WHAT YOU WILL DO: Go through the entries below and pick out every line with "this".

DATA SHOWN:
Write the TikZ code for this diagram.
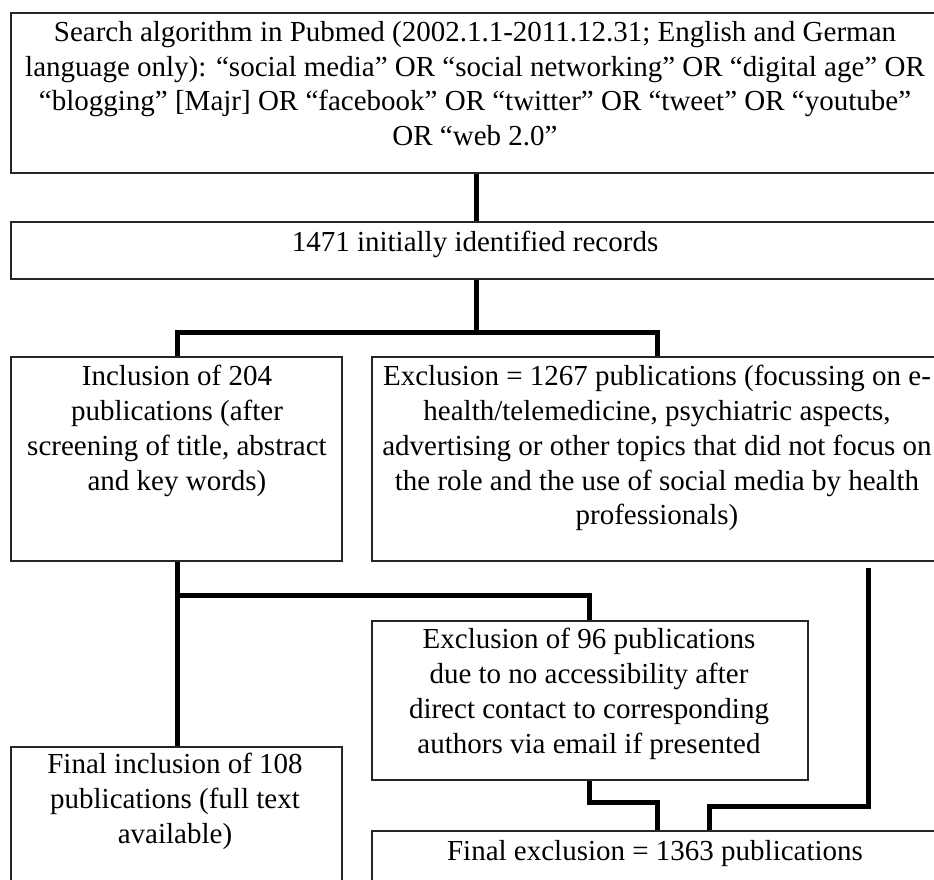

---

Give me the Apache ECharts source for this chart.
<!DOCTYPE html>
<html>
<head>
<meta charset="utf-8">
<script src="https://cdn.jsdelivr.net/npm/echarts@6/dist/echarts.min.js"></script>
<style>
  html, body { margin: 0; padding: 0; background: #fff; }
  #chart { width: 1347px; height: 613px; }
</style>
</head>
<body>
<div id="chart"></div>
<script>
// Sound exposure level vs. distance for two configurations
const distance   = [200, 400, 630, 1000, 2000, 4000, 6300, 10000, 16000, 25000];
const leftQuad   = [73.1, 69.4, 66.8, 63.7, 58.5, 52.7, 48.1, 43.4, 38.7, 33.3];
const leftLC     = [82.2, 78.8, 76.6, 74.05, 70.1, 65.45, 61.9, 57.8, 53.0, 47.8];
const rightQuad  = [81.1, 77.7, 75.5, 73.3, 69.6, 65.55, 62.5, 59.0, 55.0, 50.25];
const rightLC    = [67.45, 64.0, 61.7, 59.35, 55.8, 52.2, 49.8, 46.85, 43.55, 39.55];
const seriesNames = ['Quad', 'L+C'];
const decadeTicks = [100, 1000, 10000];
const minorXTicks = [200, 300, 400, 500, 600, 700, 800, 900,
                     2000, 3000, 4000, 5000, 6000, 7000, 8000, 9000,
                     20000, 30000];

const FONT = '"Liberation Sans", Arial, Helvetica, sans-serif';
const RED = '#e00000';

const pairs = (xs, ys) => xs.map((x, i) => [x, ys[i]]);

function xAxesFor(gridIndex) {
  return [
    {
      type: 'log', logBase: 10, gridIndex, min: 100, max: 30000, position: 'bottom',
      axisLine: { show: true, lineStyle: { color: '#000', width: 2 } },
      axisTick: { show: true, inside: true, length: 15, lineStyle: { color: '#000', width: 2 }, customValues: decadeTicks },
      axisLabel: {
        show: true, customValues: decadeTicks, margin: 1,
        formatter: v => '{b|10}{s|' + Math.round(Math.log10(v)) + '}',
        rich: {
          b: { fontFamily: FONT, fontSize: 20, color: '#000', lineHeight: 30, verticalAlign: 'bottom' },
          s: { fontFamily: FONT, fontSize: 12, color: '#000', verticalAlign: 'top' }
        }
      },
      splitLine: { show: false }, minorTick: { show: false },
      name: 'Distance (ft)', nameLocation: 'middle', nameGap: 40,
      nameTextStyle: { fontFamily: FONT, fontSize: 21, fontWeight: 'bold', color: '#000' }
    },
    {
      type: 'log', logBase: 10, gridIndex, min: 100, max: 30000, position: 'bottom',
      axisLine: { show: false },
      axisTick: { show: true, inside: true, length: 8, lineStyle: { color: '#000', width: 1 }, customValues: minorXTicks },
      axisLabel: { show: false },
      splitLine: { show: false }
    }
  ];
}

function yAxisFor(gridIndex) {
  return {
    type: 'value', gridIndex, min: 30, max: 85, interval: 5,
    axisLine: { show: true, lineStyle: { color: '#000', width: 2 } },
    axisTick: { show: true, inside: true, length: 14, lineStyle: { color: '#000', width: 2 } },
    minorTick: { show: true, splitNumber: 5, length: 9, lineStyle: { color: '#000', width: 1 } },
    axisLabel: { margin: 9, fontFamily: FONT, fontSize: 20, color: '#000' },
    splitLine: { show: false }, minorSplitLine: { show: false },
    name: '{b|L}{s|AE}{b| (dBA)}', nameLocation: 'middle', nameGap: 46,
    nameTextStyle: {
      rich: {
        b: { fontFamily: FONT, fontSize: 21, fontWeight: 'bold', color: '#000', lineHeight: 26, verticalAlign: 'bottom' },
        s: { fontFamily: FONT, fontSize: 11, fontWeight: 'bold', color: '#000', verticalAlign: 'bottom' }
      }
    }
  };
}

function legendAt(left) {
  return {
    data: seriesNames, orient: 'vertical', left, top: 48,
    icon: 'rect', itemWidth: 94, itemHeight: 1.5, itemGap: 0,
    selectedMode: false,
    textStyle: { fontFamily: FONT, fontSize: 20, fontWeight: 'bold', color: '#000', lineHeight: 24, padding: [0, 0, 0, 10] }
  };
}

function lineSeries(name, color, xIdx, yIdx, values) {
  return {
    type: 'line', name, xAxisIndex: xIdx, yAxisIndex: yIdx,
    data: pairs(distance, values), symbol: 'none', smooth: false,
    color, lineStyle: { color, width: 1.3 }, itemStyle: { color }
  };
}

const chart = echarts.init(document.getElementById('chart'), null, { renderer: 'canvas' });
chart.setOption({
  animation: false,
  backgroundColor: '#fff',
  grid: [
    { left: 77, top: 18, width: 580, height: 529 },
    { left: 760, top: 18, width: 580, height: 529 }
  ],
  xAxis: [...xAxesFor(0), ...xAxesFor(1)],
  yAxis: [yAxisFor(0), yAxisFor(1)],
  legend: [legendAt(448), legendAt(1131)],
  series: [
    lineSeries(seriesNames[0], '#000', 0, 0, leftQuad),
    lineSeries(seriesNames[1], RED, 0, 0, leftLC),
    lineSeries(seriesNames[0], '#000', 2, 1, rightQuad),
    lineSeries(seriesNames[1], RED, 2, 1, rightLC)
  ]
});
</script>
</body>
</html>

--

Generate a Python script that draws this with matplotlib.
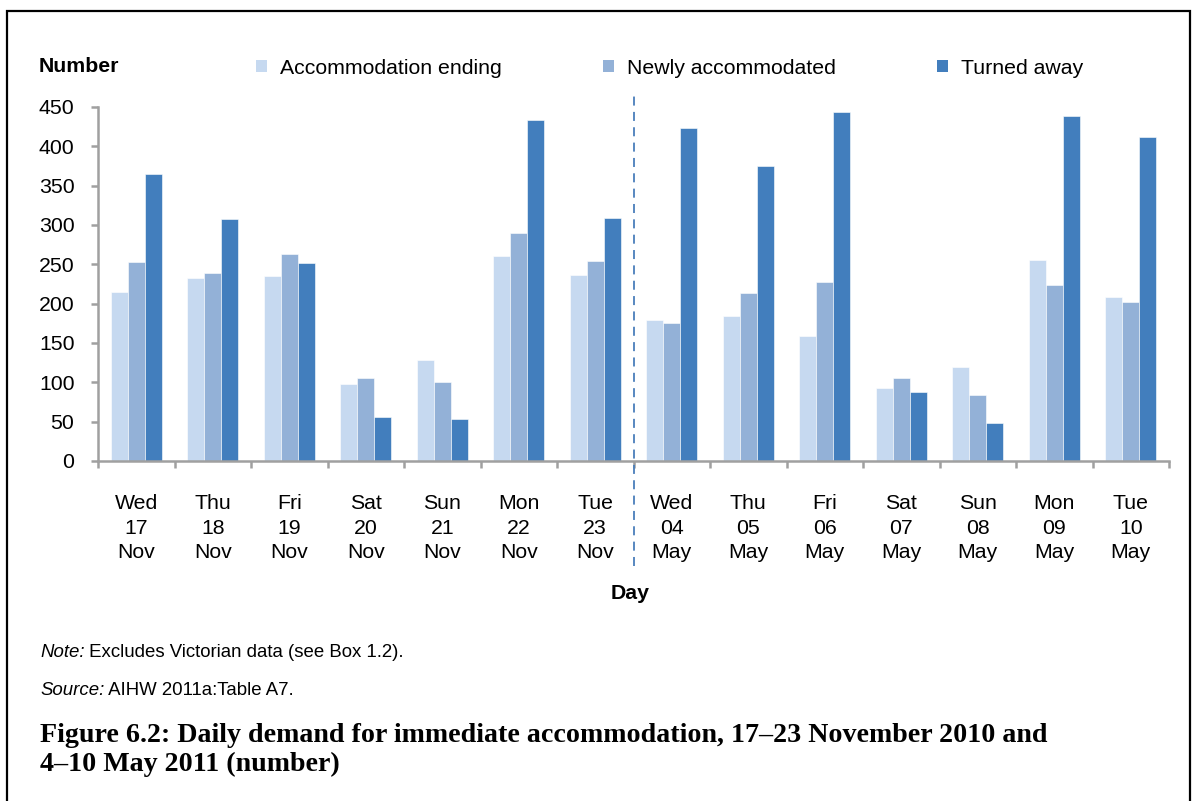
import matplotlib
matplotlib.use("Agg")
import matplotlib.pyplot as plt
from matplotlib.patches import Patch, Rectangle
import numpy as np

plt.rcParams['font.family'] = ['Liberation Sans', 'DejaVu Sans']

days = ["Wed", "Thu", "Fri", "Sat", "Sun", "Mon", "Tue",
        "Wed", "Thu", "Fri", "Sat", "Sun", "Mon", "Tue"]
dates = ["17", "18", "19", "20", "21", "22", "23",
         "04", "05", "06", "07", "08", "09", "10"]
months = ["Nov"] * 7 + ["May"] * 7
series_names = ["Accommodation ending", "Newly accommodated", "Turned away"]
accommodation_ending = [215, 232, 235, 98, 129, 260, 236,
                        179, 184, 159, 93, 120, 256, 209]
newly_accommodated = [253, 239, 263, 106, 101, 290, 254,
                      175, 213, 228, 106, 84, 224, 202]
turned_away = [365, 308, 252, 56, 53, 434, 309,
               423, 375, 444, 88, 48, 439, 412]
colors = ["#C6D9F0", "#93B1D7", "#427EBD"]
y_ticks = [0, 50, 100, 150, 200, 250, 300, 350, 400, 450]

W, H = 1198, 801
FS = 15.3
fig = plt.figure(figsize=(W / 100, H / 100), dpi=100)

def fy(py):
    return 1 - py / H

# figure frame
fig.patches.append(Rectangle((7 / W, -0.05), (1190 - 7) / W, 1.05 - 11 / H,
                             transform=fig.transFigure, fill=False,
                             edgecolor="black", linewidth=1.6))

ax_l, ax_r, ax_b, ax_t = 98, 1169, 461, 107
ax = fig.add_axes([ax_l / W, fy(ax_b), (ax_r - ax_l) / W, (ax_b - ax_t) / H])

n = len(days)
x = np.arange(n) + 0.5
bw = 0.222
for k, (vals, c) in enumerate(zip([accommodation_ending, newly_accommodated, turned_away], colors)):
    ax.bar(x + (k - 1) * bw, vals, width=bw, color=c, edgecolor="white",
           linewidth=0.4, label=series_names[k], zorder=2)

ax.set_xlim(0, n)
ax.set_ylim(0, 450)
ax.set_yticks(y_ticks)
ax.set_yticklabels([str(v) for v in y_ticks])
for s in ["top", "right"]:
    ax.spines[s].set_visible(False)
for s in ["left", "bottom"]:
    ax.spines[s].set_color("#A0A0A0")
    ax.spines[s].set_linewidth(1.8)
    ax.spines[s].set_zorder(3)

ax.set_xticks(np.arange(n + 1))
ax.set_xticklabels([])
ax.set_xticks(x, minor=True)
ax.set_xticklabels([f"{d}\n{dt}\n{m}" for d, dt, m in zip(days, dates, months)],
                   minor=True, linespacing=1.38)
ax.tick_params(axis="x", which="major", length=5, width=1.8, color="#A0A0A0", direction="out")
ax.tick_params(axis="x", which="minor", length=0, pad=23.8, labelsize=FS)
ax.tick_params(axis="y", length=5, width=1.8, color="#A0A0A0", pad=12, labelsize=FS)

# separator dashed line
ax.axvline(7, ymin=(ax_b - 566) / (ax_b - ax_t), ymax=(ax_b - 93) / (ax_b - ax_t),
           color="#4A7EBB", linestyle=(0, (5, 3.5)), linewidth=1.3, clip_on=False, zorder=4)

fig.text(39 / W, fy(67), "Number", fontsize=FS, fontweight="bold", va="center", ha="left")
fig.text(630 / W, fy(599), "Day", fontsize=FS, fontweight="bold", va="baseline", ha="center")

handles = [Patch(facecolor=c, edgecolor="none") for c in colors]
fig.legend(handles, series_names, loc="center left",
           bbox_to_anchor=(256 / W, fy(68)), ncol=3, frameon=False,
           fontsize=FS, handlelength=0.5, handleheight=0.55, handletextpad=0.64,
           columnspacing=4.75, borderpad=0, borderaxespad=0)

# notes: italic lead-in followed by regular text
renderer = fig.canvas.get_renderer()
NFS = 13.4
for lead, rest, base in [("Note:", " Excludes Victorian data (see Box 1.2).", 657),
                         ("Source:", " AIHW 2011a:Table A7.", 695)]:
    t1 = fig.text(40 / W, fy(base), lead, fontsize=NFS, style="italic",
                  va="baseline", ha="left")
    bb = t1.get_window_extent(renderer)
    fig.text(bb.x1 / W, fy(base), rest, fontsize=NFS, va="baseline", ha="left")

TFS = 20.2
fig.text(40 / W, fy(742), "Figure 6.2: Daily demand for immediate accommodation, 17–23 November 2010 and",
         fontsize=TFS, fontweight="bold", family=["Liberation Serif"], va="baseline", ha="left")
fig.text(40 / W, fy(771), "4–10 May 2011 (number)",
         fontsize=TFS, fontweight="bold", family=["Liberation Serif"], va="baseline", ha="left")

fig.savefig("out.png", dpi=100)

ANSWER BELOW:
Write the TikZ code for this diagram.
Give me the Apache ECharts source for this chart.
Generate a Python script that draws this with matplotlib.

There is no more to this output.